→ Dataset content:
· · ·

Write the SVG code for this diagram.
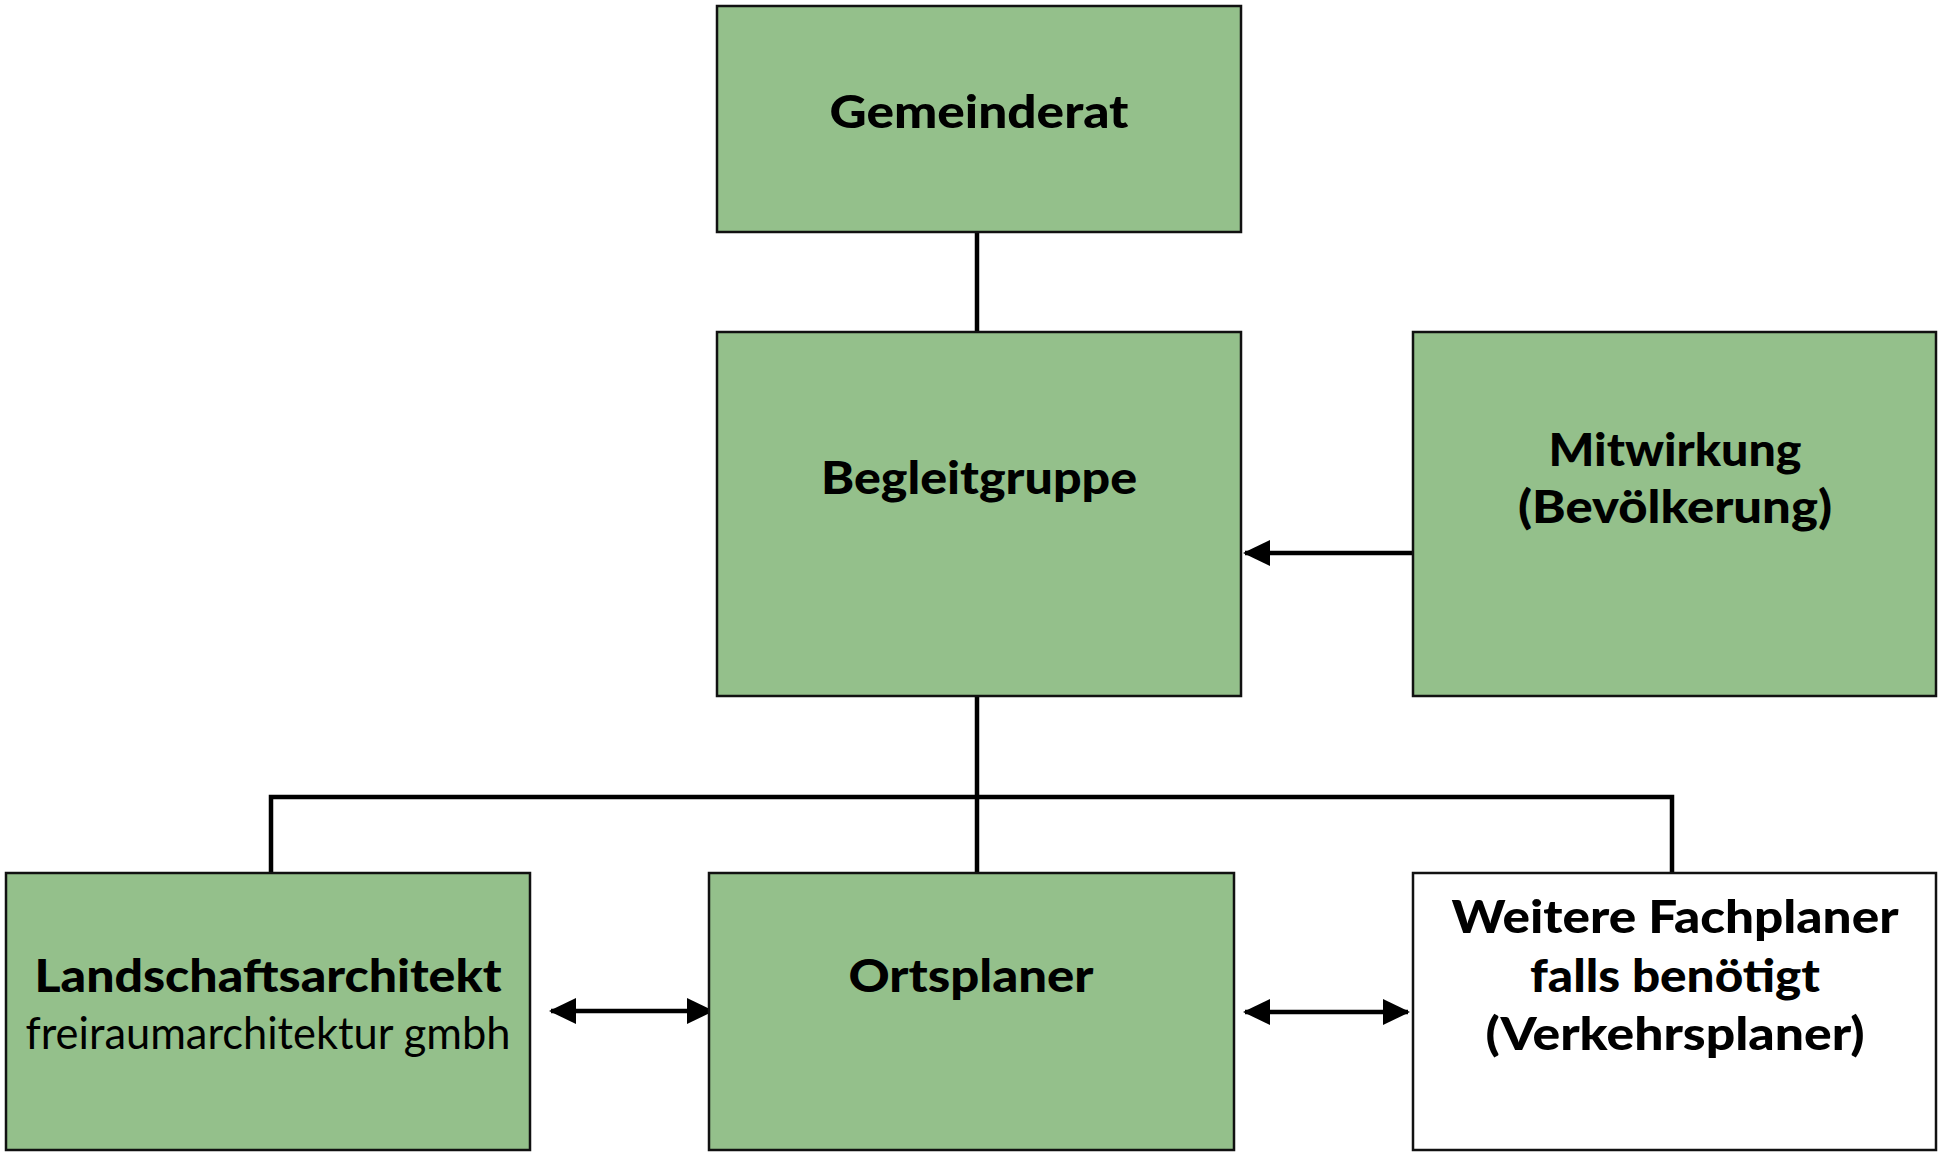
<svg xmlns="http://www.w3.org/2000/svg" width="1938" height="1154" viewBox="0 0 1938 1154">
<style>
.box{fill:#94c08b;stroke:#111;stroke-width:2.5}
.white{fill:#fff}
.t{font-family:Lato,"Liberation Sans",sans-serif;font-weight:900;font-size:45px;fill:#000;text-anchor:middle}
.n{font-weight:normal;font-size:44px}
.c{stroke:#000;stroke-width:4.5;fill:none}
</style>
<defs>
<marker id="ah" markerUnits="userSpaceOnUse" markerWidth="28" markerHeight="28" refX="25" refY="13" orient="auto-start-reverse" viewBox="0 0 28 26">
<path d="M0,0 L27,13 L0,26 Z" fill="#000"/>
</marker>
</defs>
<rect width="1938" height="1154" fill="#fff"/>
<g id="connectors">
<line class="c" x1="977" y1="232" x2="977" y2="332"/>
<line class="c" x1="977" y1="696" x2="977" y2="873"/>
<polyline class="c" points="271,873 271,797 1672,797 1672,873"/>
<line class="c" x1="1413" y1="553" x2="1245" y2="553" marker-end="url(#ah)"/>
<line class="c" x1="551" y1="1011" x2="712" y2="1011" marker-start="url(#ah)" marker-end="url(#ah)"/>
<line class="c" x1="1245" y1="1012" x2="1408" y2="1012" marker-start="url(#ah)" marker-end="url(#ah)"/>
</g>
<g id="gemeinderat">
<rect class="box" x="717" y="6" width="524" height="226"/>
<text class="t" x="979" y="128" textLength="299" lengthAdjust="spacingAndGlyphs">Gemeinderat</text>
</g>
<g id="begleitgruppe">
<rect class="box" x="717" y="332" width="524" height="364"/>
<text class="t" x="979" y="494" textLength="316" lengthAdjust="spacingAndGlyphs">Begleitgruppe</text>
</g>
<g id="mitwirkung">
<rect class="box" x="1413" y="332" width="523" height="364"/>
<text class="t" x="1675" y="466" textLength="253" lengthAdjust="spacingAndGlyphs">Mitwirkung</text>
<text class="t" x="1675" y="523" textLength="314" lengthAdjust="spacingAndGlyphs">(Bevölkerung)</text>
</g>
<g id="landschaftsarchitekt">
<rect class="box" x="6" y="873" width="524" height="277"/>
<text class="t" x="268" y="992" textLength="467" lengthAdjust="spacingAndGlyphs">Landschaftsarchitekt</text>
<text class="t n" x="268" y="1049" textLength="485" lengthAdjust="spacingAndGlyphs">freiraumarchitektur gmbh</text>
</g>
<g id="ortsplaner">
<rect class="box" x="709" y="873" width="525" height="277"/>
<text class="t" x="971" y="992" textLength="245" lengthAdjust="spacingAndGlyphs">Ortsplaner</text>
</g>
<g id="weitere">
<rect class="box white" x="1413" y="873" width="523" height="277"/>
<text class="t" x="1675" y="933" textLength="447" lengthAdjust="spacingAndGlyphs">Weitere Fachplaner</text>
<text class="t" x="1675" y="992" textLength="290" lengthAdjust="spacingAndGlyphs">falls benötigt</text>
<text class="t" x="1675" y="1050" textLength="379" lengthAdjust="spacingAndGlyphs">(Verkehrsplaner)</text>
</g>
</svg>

· · ·

→ Given exercise:
Leave out the pictures and copy the rest of the material above exactly.

→ Complete response:
Write the SVG code for this diagram.
<svg xmlns="http://www.w3.org/2000/svg" width="1938" height="1154" viewBox="0 0 1938 1154">
<style>
.box{fill:#94c08b;stroke:#111;stroke-width:2.5}
.white{fill:#fff}
.t{font-family:Lato,"Liberation Sans",sans-serif;font-weight:900;font-size:45px;fill:#000;text-anchor:middle}
.n{font-weight:normal;font-size:44px}
.c{stroke:#000;stroke-width:4.5;fill:none}
</style>
<defs>
<marker id="ah" markerUnits="userSpaceOnUse" markerWidth="28" markerHeight="28" refX="25" refY="13" orient="auto-start-reverse" viewBox="0 0 28 26">
<path d="M0,0 L27,13 L0,26 Z" fill="#000"/>
</marker>
</defs>
<rect width="1938" height="1154" fill="#fff"/>
<g id="connectors">
<line class="c" x1="977" y1="232" x2="977" y2="332"/>
<line class="c" x1="977" y1="696" x2="977" y2="873"/>
<polyline class="c" points="271,873 271,797 1672,797 1672,873"/>
<line class="c" x1="1413" y1="553" x2="1245" y2="553" marker-end="url(#ah)"/>
<line class="c" x1="551" y1="1011" x2="712" y2="1011" marker-start="url(#ah)" marker-end="url(#ah)"/>
<line class="c" x1="1245" y1="1012" x2="1408" y2="1012" marker-start="url(#ah)" marker-end="url(#ah)"/>
</g>
<g id="gemeinderat">
<rect class="box" x="717" y="6" width="524" height="226"/>
<text class="t" x="979" y="128" textLength="299" lengthAdjust="spacingAndGlyphs">Gemeinderat</text>
</g>
<g id="begleitgruppe">
<rect class="box" x="717" y="332" width="524" height="364"/>
<text class="t" x="979" y="494" textLength="316" lengthAdjust="spacingAndGlyphs">Begleitgruppe</text>
</g>
<g id="mitwirkung">
<rect class="box" x="1413" y="332" width="523" height="364"/>
<text class="t" x="1675" y="466" textLength="253" lengthAdjust="spacingAndGlyphs">Mitwirkung</text>
<text class="t" x="1675" y="523" textLength="314" lengthAdjust="spacingAndGlyphs">(Bevölkerung)</text>
</g>
<g id="landschaftsarchitekt">
<rect class="box" x="6" y="873" width="524" height="277"/>
<text class="t" x="268" y="992" textLength="467" lengthAdjust="spacingAndGlyphs">Landschaftsarchitekt</text>
<text class="t n" x="268" y="1049" textLength="485" lengthAdjust="spacingAndGlyphs">freiraumarchitektur gmbh</text>
</g>
<g id="ortsplaner">
<rect class="box" x="709" y="873" width="525" height="277"/>
<text class="t" x="971" y="992" textLength="245" lengthAdjust="spacingAndGlyphs">Ortsplaner</text>
</g>
<g id="weitere">
<rect class="box white" x="1413" y="873" width="523" height="277"/>
<text class="t" x="1675" y="933" textLength="447" lengthAdjust="spacingAndGlyphs">Weitere Fachplaner</text>
<text class="t" x="1675" y="992" textLength="290" lengthAdjust="spacingAndGlyphs">falls benötigt</text>
<text class="t" x="1675" y="1050" textLength="379" lengthAdjust="spacingAndGlyphs">(Verkehrsplaner)</text>
</g>
</svg>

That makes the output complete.